Put ½ cup of powdered sugar in a small saucepan over a very low fire, stir with a wooden spoon until melted, and continue to stir until it is a rich brown; add 2 cups of warm water, and let it simmer for fifteen or twenty minutes, then skim and strain, and bottle for use in giving a rich colour to soups and sauces.

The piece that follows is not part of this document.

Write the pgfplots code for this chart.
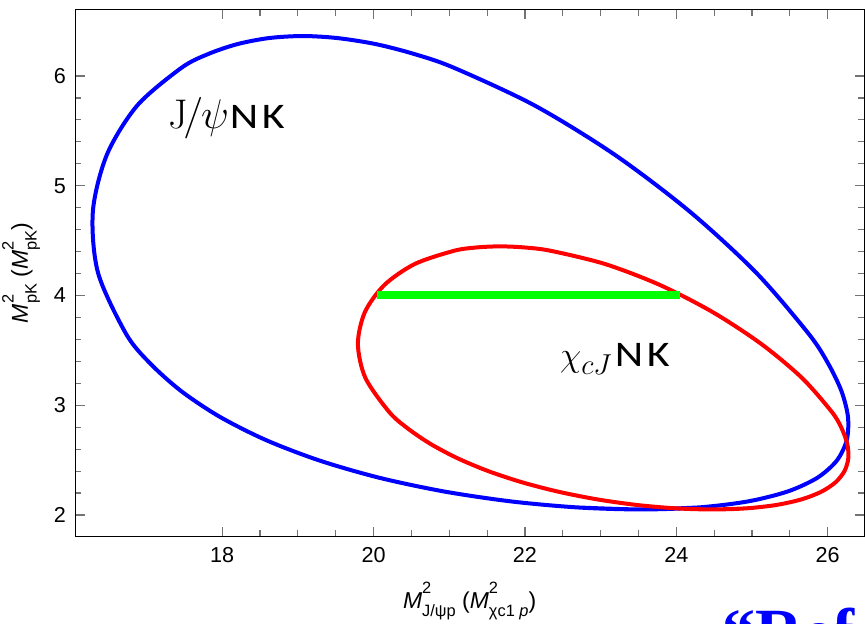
\documentclass[border=0pt]{standalone}
\usepackage[no-math]{fontspec}
\setmainfont{Liberation Sans}
\newfontfamily\carlito{Carlito}
\newfontfamily\tnr{Liberation Serif}
\usepackage{graphicx}
\usepackage{pgfplots}
\pgfplotsset{compat=1.18}
\newcommand{\supsub}[2]{\makebox[0pt][l]{\raisebox{0.62em}{\fontsize{8.2}{9}\selectfont #1}}\raisebox{-0.38em}{\fontsize{8.2}{9}\selectfont #2}}
\newcommand{\NK}{\scalebox{1.22}[1]{\carlito\fontsize{18}{20}\selectfont N\hspace{1.5pt}K}}
\definecolor{mblue}{RGB}{0,0,255}
\definecolor{mred}{RGB}{255,0,0}
\definecolor{mgreen}{RGB}{0,255,0}
\begin{document}
\begin{tikzpicture}
\begin{axis}[
  name=ax,
  scale only axis,
  width=394.35pt, height=263.3pt,
  xmin=16.059, xmax=26.48,
  ymin=1.806, ymax=6.604,
  xtick={18,20,22,24,26},
  ytick={2,3,4,5,6},
  minor x tick num=3,
  minor y tick num=4,
  tick align=inside,
  major tick length=4.75pt,
  minor tick length=3pt,
  tick style={color=black!55, line width=0.6pt},
  axis line style={black, line width=0.5pt},
  /pgf/number format/assume math mode=true,
  tick label style={font=\fontsize{10.8}{12}\selectfont},
  xticklabel style={yshift=-1.85pt},
  yticklabel style={xshift=-1.15pt},
  xlabel={\textit{M}\supsub{2}{J/ψp} (\textit{M}\supsub{2}{χc1 \textit{p}})},
  ylabel={\textit{M}\supsub{2}{pK} (\textit{M}\supsub{2}{pK})},
  label style={font=\fontsize{11.5}{13}\selectfont},
  xlabel style={at={(axis description cs:0.5,-0.1362)}, anchor=base},
  ylabel style={at={(axis description cs:-0.06,0.5)}, anchor=base},
  clip=true,
]
% J/psi N K boundary
\addplot[mblue, line width=2pt, smooth] coordinates {
(22.696,2.0689) (23.536,2.0505) (24.296,2.0689) (24.948,2.1240)
(25.473,2.2147) (25.864,2.3394) (26.121,2.4962) (26.252,2.6822)
(26.268,2.8943) (26.182,3.1289) (26.005,3.3819) (25.751,3.6490)
(25.056,4.2072) (24.176,4.7655) (23.180,5.2856)
(22.125,5.7323) (21.061,6.0751) (20.539,6.1998) (20.029,6.2905)
(19.520,6.3456) (19.065,6.3640) (18.619,6.3456) (18.201,6.2905)
(17.814,6.1998) (17.463,6.0751) (16.879,5.7323) (16.478,5.2856)
(16.291,4.7655) (16.359,4.2072) (16.731,3.6490) (17.047,3.3819)
(17.458,3.1289) (17.969,2.8943) (18.580,2.6822) (19.286,2.4962)
(20.075,2.3394) (20.928,2.2147) (21.814,2.1240)
(22.696,2.0689) (23.536,2.0505) (24.296,2.0689)
};
% chi_cJ N K boundary
\addplot[mred, line width=2pt, smooth] coordinates {
(23.991,2.0607) (24.478,2.0505) (24.925,2.0607) (25.320,2.0913)
(25.650,2.1417) (25.913,2.2111) (26.104,2.2982) (26.223,2.4015)
(26.273,2.5194) (26.258,2.6498) (26.184,2.7904) (26.055,2.9388)
(25.660,3.2490) (25.121,3.5592) (24.481,3.8483)
(23.781,4.0965) (23.057,4.2870) (22.344,4.4067) (21.999,4.4373)
(21.669,4.4476) (21.355,4.4373) (21.060,4.4067) (20.544,4.2870)
(20.144,4.0965) (19.885,3.8483) (19.793,3.5592) (19.892,3.2490)
(20.206,2.9388) (20.448,2.7904) (20.747,2.6498) (21.102,2.5194)
(21.509,2.4015) (21.961,2.2982) (22.449,2.2111)
(22.960,2.1417) (23.479,2.0913) (23.991,2.0607) (24.478,2.0505)
(24.925,2.0607)
};
% green segment
\addplot[mgreen, line width=4pt] coordinates {(20.041,4.0) (24.048,4.0)};
\node[anchor=base west, inner sep=0pt] at (axis cs:17.28,5.526)
  {{\fontsize{21}{24}\selectfont$\mathrm{J}\mkern-2mu/\mkern-1mu\psi$}\hspace{0.5pt}\NK};
\node[anchor=base west, inner sep=0pt] at (axis cs:22.46,3.349)
  {{\fontsize{19}{22}\selectfont$\chi_{cJ}$}\hspace{1pt}\NK};
\end{axis}
\node[anchor=base west, inner sep=0pt, text=mblue] at ([xshift=323.35pt, yshift=-59.15pt]ax.south west)
  {\tnr\bfseries\fontsize{33}{36}\selectfont “Ref};
\pgfresetboundingbox
\path[use as bounding box] ([xshift=-37.65pt, yshift=-43.85pt]ax.south west) rectangle ([xshift=0.5pt, yshift=4.85pt]ax.north east);
\end{tikzpicture}
\end{document}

Ready-made vegetable extracts of good dark colour can be bought, and are one of the few things which seem better than the home-made product.

REDUCED VINEGAR

This adds a delicious flavour to many sauces, vegetables, and soups, and is made by putting vinegar, with a little salt and pepper, in a saucepan and letting it boil rapidly until reduced, the proportions being 2 tablespoons of vinegar, 1 saltspoon of salt, and a pinch of pepper cooked until reduced to 1 teaspoon of liquid. Strain before using.

SAUCE BERNAISE

Into 1 tablespoon of reduced vinegar beat slowly the yolks of 4 eggs to which has been added 2 tablespoons of cold water, and when well mixed hold in a small saucepan above a slow fire; put in a small bit of butter, and when melted stir in another, and so continue until 1½ tablespoons have been used. When the sauce is smooth and creamy, season with salt and pepper or paprika, and add ½ teaspoon of tarragon vinegar, or 1 teaspoon of minced tarragon leaves. The sauce cannot be served very hot or it will curdle. It may be served cold also.